Why does the world need Holocaust novels so many years after World War II? Because there still are Holocaust deniers. Despite the fact that the Germans kept careful records of the atrocities they committed, there are people who claim that the Nazis did not purposefully kill millions of civilians. We do know the truth. The Nazis killed 6 million Jews. They also murdered an additional 6 million people from other groups: Gypsies, Serbs, people with disabilities, Soviet prisoners, Jehovah’s Witnesses, homosexuals, and political dissidents. There is a need for Holocaust stories because the staggering numbers of people killed may jolt the brain but may be too overwhelming to register appropriately and touch the heart. When a character you have come to care for in a Holocaust story dies, he means something to you. He is not just one of a large nebulous number. You pause and feel the pain of this one death and then begin to fully comprehend the magnitude of millions of deaths.
I wrote a gentle multicultural romance to balance my protagonist Jacob’s tragic World War II story. I learned that there once was a kosher chicken plant in Lancaster County, Pennsylvania. It no longer exists. I created a similar fictional plant, within walking distance of the city, to give Jacob, a kosher butcher, a logical reason to move to Lancaster where he could meet and fall in love with Anna. I am grateful to my Mennonite neighbors who shared their life stories with me.
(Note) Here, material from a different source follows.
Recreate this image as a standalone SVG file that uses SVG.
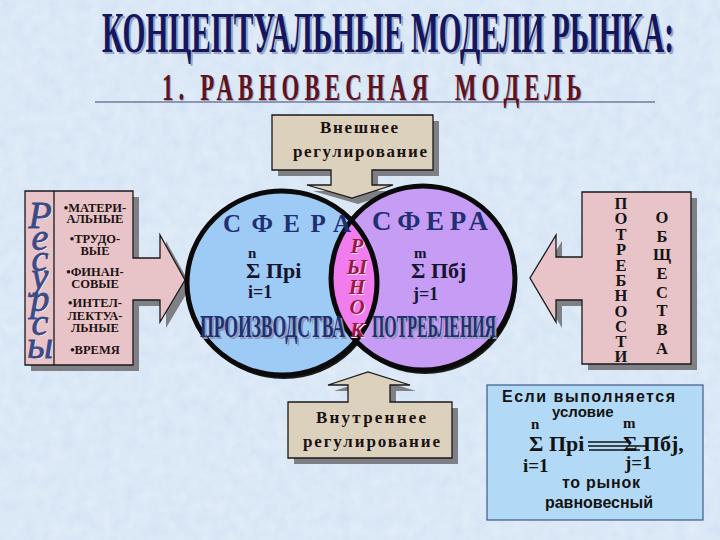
<svg xmlns="http://www.w3.org/2000/svg" width="720" height="540" viewBox="0 0 720 540">
<defs>
<style>
.serif{font-family:"Liberation Serif","Times New Roman","DejaVu Serif",serif;}
.sans{font-family:"Liberation Sans",Arial,"DejaVu Sans",sans-serif;}
.b{font-weight:bold;}
.shadow{fill:#7f7f86;}
.pink{fill:#e8c3c8;stroke:#1a1a1a;stroke-width:1.3;}
.beige{fill:#dcd1bd;stroke:#1a1a1a;stroke-width:1.3;}
.item{font-family:"Liberation Serif","Times New Roman","DejaVu Serif",serif;font-weight:bold;font-size:12.5px;fill:#1e1414;text-anchor:middle;}
.navy{fill:#1f2f72;}
.dark{fill:#14142e;}
.ring{fill:none;stroke:#0a0a0a;stroke-width:5;}
</style>
<filter id="tex" x="0" y="0" width="100%" height="100%">
<feTurbulence type="fractalNoise" baseFrequency="0.08" numOctaves="3" seed="4"/>
<feColorMatrix type="matrix" values="0 0 0 0 1  0 0 0 0 1  0 0 0 0 1  0 0 0 0.4 0"/>
</filter>
<clipPath id="leftClip"><ellipse cx="282" cy="283" rx="95" ry="92"/></clipPath>
</defs>

<g id="background">
<rect x="0" y="0" width="720" height="540" fill="#d2e2f4"/>
<rect x="0" y="0" width="720" height="540" filter="url(#tex)"/>
</g>

<g id="title">
<text transform="translate(104,54) scale(0.5,1)" x="0" y="0" class="serif b" font-size="58" fill="#9aa6c6" textLength="1144" lengthAdjust="spacingAndGlyphs">КОНЦЕПТУАЛЬНЫЕ МОДЕЛИ РЫНКА:</text>
<text transform="translate(102,52) scale(0.5,1)" x="0" y="0" class="serif b" font-size="58" fill="#15175e" textLength="1144" lengthAdjust="spacingAndGlyphs">КОНЦЕПТУАЛЬНЫЕ МОДЕЛИ РЫНКА:</text>
</g>

<g id="subtitle">
<line x1="95" y1="102" x2="655" y2="102" stroke="#3a4670" stroke-width="1.2"/>
<text transform="translate(163,101) scale(0.62,1)" x="0" y="0" class="serif b" font-size="37" fill="#a8a8b8" textLength="677" lengthAdjust="spacing" xml:space="preserve">1. РАВНОВЕСНАЯ  МОДЕЛЬ</text>
<text transform="translate(162,100) scale(0.62,1)" x="0" y="0" class="serif b" font-size="37" fill="#5e1222" textLength="677" lengthAdjust="spacing" xml:space="preserve">1. РАВНОВЕСНАЯ  МОДЕЛЬ</text>
</g>

<g id="connectors"></g>

<g id="resources">
<path class="shadow" d="M31,197 H139 V264 H166 V241 L191,286 L166,328 V306 H139 V371 H31 Z"/>
<path class="pink" d="M25,191 H133 V258 H160 V235 L185,280 L160,322 V300 H133 V365 H25 Z"/>
<line x1="54" y1="191" x2="54" y2="365" stroke="#1a1a1a" stroke-width="1.3"/>
<text class="serif" font-style="italic" font-size="38" fill="#f4eef2" text-anchor="middle">
<tspan x="41" y="229">Р</tspan><tspan x="41" y="251">е</tspan><tspan x="41" y="272">с</tspan><tspan x="41" y="290">у</tspan><tspan x="41" y="312">р</tspan><tspan x="41" y="336">с</tspan><tspan x="41" y="359">ы</tspan>
</text>
<text class="serif" font-style="italic" font-size="38" fill="#3b4a86" stroke="#3b4a86" stroke-width="0.8" text-anchor="middle">
<tspan x="40" y="228">Р</tspan><tspan x="40" y="250">е</tspan><tspan x="40" y="271">с</tspan><tspan x="40" y="289">у</tspan><tspan x="40" y="311">р</tspan><tspan x="40" y="335">с</tspan><tspan x="40" y="358">ы</tspan>
</text>
<text class="item"><tspan x="95" y="212">•МАТЕРИ-</tspan><tspan x="95" y="223">АЛЬНЫЕ</tspan><tspan x="95" y="243">•ТРУДО-</tspan><tspan x="95" y="255">ВЫЕ</tspan><tspan x="95" y="276">•ФИНАН-</tspan><tspan x="95" y="288">СОВЫЕ</tspan><tspan x="95" y="307">•ИНТЕЛ-</tspan><tspan x="95" y="320">ЛЕКТУА-</tspan><tspan x="95" y="332">ЛЬНЫЕ</tspan><tspan x="95" y="354">•ВРЕМЯ</tspan></text>
</g>

<g id="needs">
<path class="shadow" d="M588,198 H697 V370 H588 V306 H562 V328 L536,284 L562,241 V263 H588 Z"/>
<path class="pink" d="M582,192 H691 V364 H582 V300 H556 V322 L530,278 L556,235 V257 H582 Z"/>
<text class="serif b" font-size="16.5" fill="#141414" text-anchor="middle">
<tspan x="621" y="209">П</tspan><tspan x="621" y="224">О</tspan><tspan x="621" y="240">Т</tspan><tspan x="621" y="255">Р</tspan><tspan x="621" y="271">Е</tspan><tspan x="621" y="286">Б</tspan><tspan x="621" y="301">Н</tspan><tspan x="621" y="317">О</tspan><tspan x="621" y="332">С</tspan><tspan x="621" y="347">Т</tspan><tspan x="621" y="362">И</tspan>
</text>
<text class="serif b" font-size="16.5" fill="#141414" text-anchor="middle">
<tspan x="662" y="223">О</tspan><tspan x="662" y="242">Б</tspan><tspan x="662" y="260">Щ</tspan><tspan x="662" y="279">Е</tspan><tspan x="662" y="298">С</tspan><tspan x="662" y="316">Т</tspan><tspan x="662" y="335">В</tspan><tspan x="662" y="354">А</tspan>
</text>
</g>

<g id="external-regulation">
<path class="shadow" d="M278,121 H439 V176 H378 V191 H399 L358,204 L313,191 H337 V176 H278 Z"/>
<path class="beige" d="M272,115 H433 V170 H372 V185 H393 L352,198 L307,185 H331 V170 H272 Z"/>
<text x="320" y="133" class="serif b" font-size="17" fill="#1a1212" textLength="78" lengthAdjust="spacing">Внешнее</text>
<text x="293" y="157" class="serif b" font-size="17" fill="#1a1212" textLength="134" lengthAdjust="spacing">регулирование</text>
</g>

<g id="internal-regulation">
<path class="shadow" d="M294,408 H354 V391 H334 L374,378 L416,391 H396 V408 H458 V464 H294 Z"/>
<path class="beige" d="M288,402 H348 V385 H328 L368,372 L410,385 H390 V402 H452 V458 H288 Z"/>
<text x="316" y="423" class="serif b" font-size="17" fill="#1a1212" textLength="110" lengthAdjust="spacing">Внутреннее</text>
<text x="303" y="447" class="serif b" font-size="17" fill="#1a1212" textLength="137" lengthAdjust="spacing">регулирование</text>
</g>

<g id="sphere-production">
<ellipse cx="284" cy="287" rx="95" ry="92" fill="#1a1a1a"/>
<ellipse cx="282" cy="283" rx="95" ry="92" fill="#9ecbf6"/>
</g>
<g id="sphere-consumption">
<circle cx="425" cy="282" r="92" fill="#1a1a1a"/>
<circle cx="423" cy="278" r="92" fill="#c69cf4"/>
</g>
<g id="market">
<circle cx="423" cy="278" r="92" fill="#f07cee" clip-path="url(#leftClip)"/>
</g>
<g id="rings">
<ellipse class="ring" cx="282" cy="283" rx="95" ry="92"/>
<circle class="ring" cx="423" cy="278" r="92"/>
</g>

<g id="sphere-production-text">
<text x="223" y="232" class="serif b navy" font-size="25" textLength="128" lengthAdjust="spacing">СФЕРА</text>
<text x="248" y="258" class="serif b dark" font-size="15">n</text>
<text x="246" y="278" class="serif b dark" font-size="22">Σ Прi</text>
<text x="248" y="298" class="serif b dark" font-size="18">i=1</text>
<text x="202" y="339" class="serif b" font-size="31" fill="#8d96b4" textLength="145" lengthAdjust="spacingAndGlyphs">ПРОИЗВОДСТВА</text>
<text x="200" y="337" class="serif b navy" font-size="31" textLength="145" lengthAdjust="spacingAndGlyphs">ПРОИЗВОДСТВА</text>
</g>

<g id="sphere-consumption-text">
<text x="372" y="230" class="serif b navy" font-size="27" textLength="116" lengthAdjust="spacing">СФЕРА</text>
<text x="414" y="258" class="serif b dark" font-size="15">m</text>
<text x="411" y="278" class="serif b dark" font-size="22">Σ Пбj</text>
<text x="413" y="300" class="serif b dark" font-size="18">j=1</text>
<text x="374" y="339" class="serif b" font-size="31" fill="#8d96b4" textLength="124" lengthAdjust="spacingAndGlyphs">ПОТРЕБЛЕНИЯ</text>
<text x="372" y="337" class="serif b navy" font-size="31" textLength="124" lengthAdjust="spacingAndGlyphs">ПОТРЕБЛЕНИЯ</text>
</g>

<g id="market-text">
<text class="serif b" font-style="italic" font-size="21" fill="#f6e4f2" text-anchor="middle">
<tspan x="358" y="254">Р</tspan><tspan x="358" y="275">Ы</tspan><tspan x="358" y="295">Н</tspan><tspan x="358" y="315">О</tspan><tspan x="358" y="338">К</tspan>
</text>
<text class="serif b" font-style="italic" font-size="21" fill="#9a1844" text-anchor="middle">
<tspan x="357" y="253">Р</tspan><tspan x="357" y="274">Ы</tspan><tspan x="357" y="294">Н</tspan><tspan x="357" y="314">О</tspan><tspan x="357" y="337">К</tspan>
</text>
</g>

<g id="condition">
<rect x="487" y="385" width="216" height="135" fill="#b2daf6" stroke="#3f5a86" stroke-width="1.2"/>
<text x="502" y="402" class="sans b" font-size="16" fill="#121212" textLength="173" lengthAdjust="spacing">Если  выполняется</text>
<text x="552" y="417" class="sans b" font-size="15" fill="#121212">условие</text>
<text x="531" y="429" class="serif b" font-size="15" fill="#121212">n</text>
<text x="623" y="428" class="serif b" font-size="15" fill="#121212">m</text>
<text x="529" y="451" class="serif b" font-size="22" fill="#121212">Σ Прi</text>
<text x="623" y="451" class="serif b" font-size="22" fill="#121212">Σ Пбj,</text>
<g stroke="#121212" stroke-width="1.4" fill="none">
<line x1="588" y1="442" x2="628" y2="442"/>
<line x1="588" y1="446" x2="646" y2="446"/>
<line x1="589" y1="450" x2="640" y2="450"/>
</g>
<text x="523" y="472" class="serif b" font-size="19" fill="#121212">i=1</text>
<text x="625" y="469" class="serif b" font-size="19" fill="#121212">j=1</text>
<text x="562" y="488" class="sans b" font-size="16" fill="#121212" textLength="78" lengthAdjust="spacing">то рынок</text>
<text x="545" y="508" class="sans b" font-size="16" fill="#121212" textLength="108" lengthAdjust="spacing">равновесный</text>
</g>
</svg>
They also told me about their mothers’ and grandmothers’ post World War II lives. The information in the book related to the Mennonites and their religious beliefs is based on my interviews and the many books I read about this religious group. Lancaster County has become known for its Amish community, but there are actually more Mennonites living in the county than Amish. I wanted to pay homage to the local Mennonites’ strong ties to their families, farms, and churches in this novel.